The instructions say to cut the starter wire and wire it to H3 & H4. This makes the starter circuit go from the ignition switch, through the brain and out to the starter.

I assumed these wires went through a relay in the brain that would be "off" if the brain was dead? 

It sounds like they are always connected inside the brain. Otherwise I do not understand how the truck would start if the brain was dead.

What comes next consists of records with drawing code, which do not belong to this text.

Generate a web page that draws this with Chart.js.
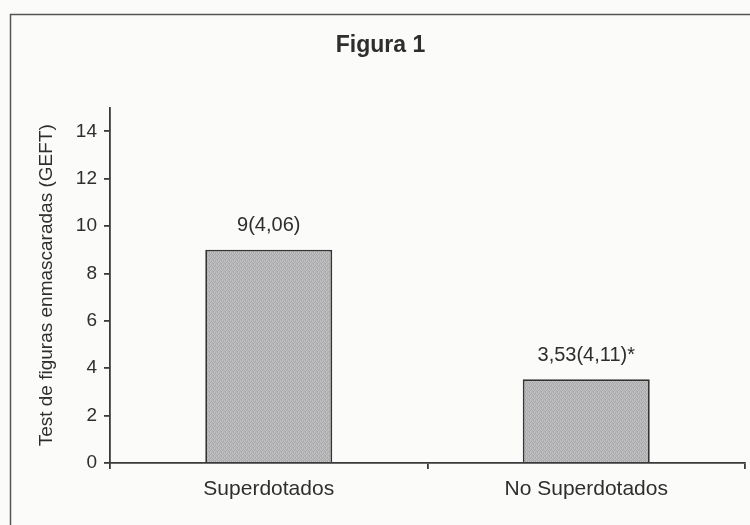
<!DOCTYPE html>
<html>
<head>
<meta charset="utf-8">
<script src="https://cdn.jsdelivr.net/npm/chart.js@4/dist/chart.umd.min.js"></script>
<style>
  html, body { margin: 0; padding: 0; background: #fbfbfa; }
  #wrap { width: 750px; height: 525px; }
</style>
</head>
<body>
<div id="wrap"><canvas id="myChart" width="750" height="525"></canvas></div>
<script>
// values
var categories = ['Superdotados', 'No Superdotados'];
var means = [9, 3.53];
var barLabels = ['9(4,06)', '3,53(4,11)*'];

var ink = '#2e2e2e';
var font = 'Liberation Sans, Arial, sans-serif';

// grainy grey fill like the printed bars
function grainFill(){
    var shades = [
        '#b9b8b9', '#a9a8aa', '#c4c3c4', '#b2b1b3',
        '#c6c5c6', '#b0afb1', '#bbbabb', '#a6a5a7',
        '#aeadaf', '#c1c0c1', '#a8a7a9', '#bebdbe',
        '#b7b6b8', '#a4a3a5', '#c3c2c3', '#b4b3b5'
    ];
    var tile = document.createElement('canvas');
    tile.width = 4; tile.height = 4;
    var t = tile.getContext('2d');
    for (var i = 0; i < 16; i++) {
        t.fillStyle = shades[i];
        t.fillRect(i % 4, Math.floor(i / 4), 1, 1);
    }
    return t.createPattern(tile, 'repeat');
}

// scanned page frame (only top and left edges are on the picture)
var framePlugin = {
    id: 'frame',
    beforeDraw: function(chart){
        var ctx = chart.ctx;
        ctx.save();
        ctx.fillStyle = '#fbfbfa';
        ctx.fillRect(0, 0, chart.width, chart.height);
        ctx.strokeStyle = '#555';
        ctx.lineWidth = 1.5;
        ctx.strokeRect(10.5, 14.5, 780, 560);
        ctx.restore();
    }
};

var valueLabels = {
    id: 'valueLabels',
    afterDatasetsDraw: function(chart){
        var ctx = chart.ctx;
        var meta = chart.getDatasetMeta(0);
        ctx.save();
        ctx.font = '20px ' + font;
        ctx.fillStyle = ink;
        ctx.textAlign = 'center';
        ctx.textBaseline = 'middle';
        meta.data.forEach(function(bar, i){
            ctx.fillText(barLabels[i], bar.x, bar.y - 24);
        });
        ctx.restore();
    }
};

var ctx = document.getElementById('myChart').getContext('2d');
var barChart = new Chart(ctx, {
    type: 'bar',
    data: {
        labels: categories,
        datasets: [{
            data: means,
            backgroundColor: grainFill(),
            borderColor: '#333',
            borderWidth: 1.8,
            barPercentage: 0.4,
            categoryPercentage: 1
        }]
    },
    options: {
        responsive: false,
        animation: false,
        layout: { padding: { left: 16, right: 5, top: 0, bottom: 0 } },
        plugins: {
            legend: { display: false },
            tooltip: { enabled: false },
            title: {
                display: true,
                text: 'Figura 1',
                color: ink,
                font: { family: font, size: 23, weight: 'bold' },
                padding: { top: 32, bottom: 48 }
            }
        },
        scales: {
            x: {
                border: { color: '#3a3a3a', width: 1.8 },
                grid: { drawOnChartArea: false, drawTicks: true, tickLength: 6, color: '#3a3a3a', lineWidth: 1.8 },
                ticks: { color: ink, font: { family: font, size: 21 }, padding: 8 },
                afterFit: function(scale){ scale.height = 62; }
            },
            y: {
                min: 0,
                max: 15,
                border: { color: '#3a3a3a', width: 1.8 },
                grid: { drawOnChartArea: false, drawTicks: true, tickLength: 6, color: '#3a3a3a', lineWidth: 1.8 },
                ticks: { stepSize: 2, includeBounds: false, color: ink, font: { family: font, size: 19 }, padding: 7 },
                title: {
                    display: true,
                    text: 'Test de figuras enmascaradas (GEFT)',
                    color: ink,
                    font: { family: font, size: 19 },
                    padding: { top: 19.6, bottom: 0 }
                },
                afterFit: function(scale){ scale.width = 94; }
            }
        }
    },
    plugins: [framePlugin, valueLabels]
});
</script>
</body>
</html>
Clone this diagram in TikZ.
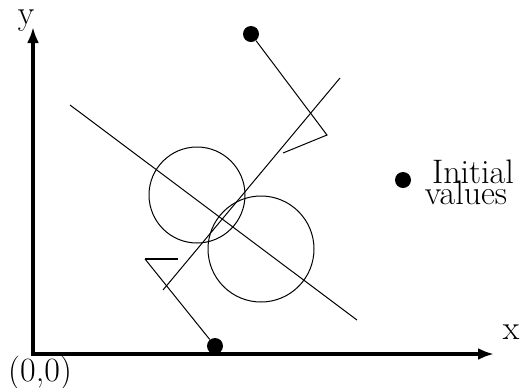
\documentclass[tikz,border=0pt]{standalone}
\usepackage{tikz}
\usetikzlibrary{arrows.meta,positioning,calc}

\begin{document}
\begin{tikzpicture}[x=0.5pt,y=-0.5pt,>={Latex[length=8pt,width=6pt]},
  axis/.style={line width=1.6pt},
  trail/.style={line width=0.5pt},
  dot/.style={circle,fill=black,inner sep=0pt,minimum size=8pt},
  lab/.style={font=\fontsize{17}{20}\selectfont,inner sep=0pt}]
\useasboundingbox (0,0) rectangle (520,387);
% ---- axes ----
\coordinate (O) at (33,354);
\coordinate (Y) at (33,27);
\coordinate (X) at (494,354);
\draw[axis,<->] (Y) -- (O) -- (X);
\node[lab] (ylab) at (26,21) {y};
\node[lab] (xlab) at (511,332) {x};
\node[lab] (olab) at (40,373) {(0,0)};
% ---- starting points ----
\node[dot] (top) at (251,34) {};
\node[dot] (bot) at (215,346) {};
\node[dot] (init) at (403,180) {};
\node[lab,anchor=base] (ini) at (473,183) {Initial};
\node[lab,anchor=base] (val) at (466,204) {values};
% ---- search paths ----
\coordinate (tb) at (327,135);
\coordinate (te) at (283,153);
\draw[trail] (top) -- (tb) -- (te);
\coordinate (bb) at (145,259);
\coordinate (be) at (178,259);
\draw[trail] (bot) -- (bb);
\draw[trail,line width=0.9pt] (bb) -- (be);
% ---- lines and circles ----
\draw[trail] (70,105) -- (357,320);
\draw[trail] (163,290) -- (340,78);
\draw[trail] (197,195) circle[radius=48];
\draw[trail] (261,249) circle[radius=53];
\end{tikzpicture}
\end{document}
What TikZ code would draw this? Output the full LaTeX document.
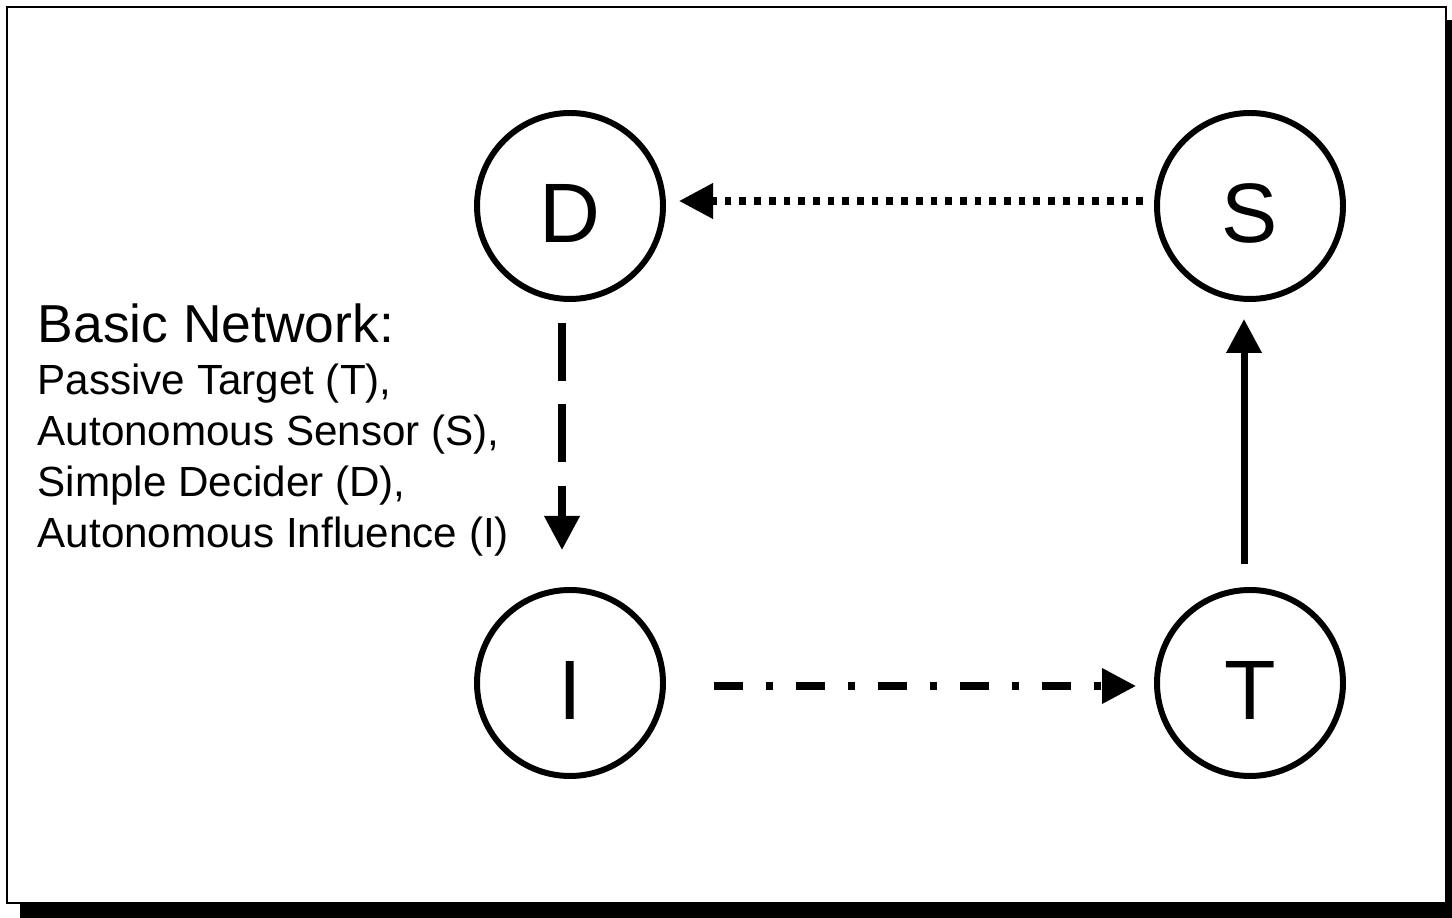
\documentclass[tikz,border=0pt]{standalone}
\usepackage{fontspec}
\setmainfont{Liberation Sans}
\usetikzlibrary{arrows.meta}

\tikzset{
  agent/.style={draw,circle,line width=1.7pt,minimum size=1.86cm,inner sep=0pt,text height=0.73cm,text depth=0pt,font=\fontsize{24}{28}\selectfont},
  flow/.style={line width=2pt,-{Triangle[length=0.34cm,width=0.34cm]}},
  legend/.style={anchor=base west,inner sep=0pt,font=\fontsize{12}{14}\selectfont}
}

\begin{document}
\begin{tikzpicture}
\useasboundingbox (0,0) rectangle (14.52,9.18);

%frame
\fill[black] (0.20,0) rectangle (14.52,8.98);
\draw[line width=0.6pt,fill=white] (0.07,0.15) rectangle (14.46,9.11);

%agents
\node[agent] (D) at (5.70,7.12) {D};
\node[agent] (S) at (12.50,7.12) {S};
\node[agent] (I) at (5.70,2.35) {I};
\node[agent] (T) at (12.50,2.35) {T};

%links
\draw[flow,dash pattern=on 0.067cm off 0.08cm] ([xshift=-1.07cm,yshift=0.05cm]S.center) -- ([xshift=1.09cm,yshift=0.05cm]D.center);
\draw[flow,dash pattern=on 0.58cm off 0.235cm] ([xshift=-0.08cm,yshift=-1.17cm]D.center) -- ([xshift=-0.08cm,yshift=1.33cm]I.center);
\draw[flow,dash pattern=on 0.29cm off 0.23cm on 0.07cm off 0.23cm] ([xshift=1.44cm,yshift=-0.03cm]I.center) -- ([xshift=-1.14cm,yshift=-0.03cm]T.center);
\draw[flow] ([xshift=-0.06cm,yshift=1.19cm]T.center) -- ([xshift=-0.06cm,yshift=-1.13cm]S.center);

%legend
\node[legend,font=\fontsize{15.2}{18}\selectfont] (title) at (0.37,5.75) {Basic Network:};
\node[legend] (l1) at (0.37,5.23) {Passive Target (T),};
\node[legend] (l2) at (0.37,4.72) {Autonomous Sensor (S),};
\node[legend] (l3) at (0.37,4.21) {Simple Decider (D),};
\node[legend] (l4) at (0.37,3.70) {Autonomous Influence (I)};

\end{tikzpicture}
\end{document}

A guy I know in Houston had his truck stolen out of his driveway and driven a few miles away before being abandoned. He had a 5901, and he and the police could not figure out how the thieves got it started. I guess the Valet button is how.


----------



## jaggerwild (May 21, 2007)

beemr said:


> Also, how does the truck start if the brain has no power, or is not "active"?
> 
> The instructions say to cut the starter wire and wire it to H3 & H4. This makes the starter circuit go from the ignition switch, through the brain and out to the starter.
> 
> ...


 Sorry The door trigger will go off as soon as the door is opened(my bad) I'm lost as to the control center unless you mean the alarm brain witch goes under the dashboard(usually under a finish panel).



> thay could break into the truck, break the ignition and turn it to the "on" position, and then push the Valet button. Have they now turned the alarm off?


 Yes, alarms are like locks there in place to keep out honest people. If somebody wants you auto they will get it, it's really that simple there is no fool proof way to stop people from steeling.



> What happens if the ignition is put into the "on" position, but 30 seconds goes by before pushing the Valet button...will it still disarm the alarm?


 No, you have to turn off the ignition then back on ansd hit the valet button within the allowed time.



> Also, how does the truck start if the brain has no power, or is not "active"?


 Easy when the brain loses power the relay losses its ground causing the relay to go into an "open condition" the relay does not work when power is removed so the auto will start.

If your looking for an alarm that is fool proof you will not find one, no matter witch brand you may find(I hear smith and Wesson works best).


----------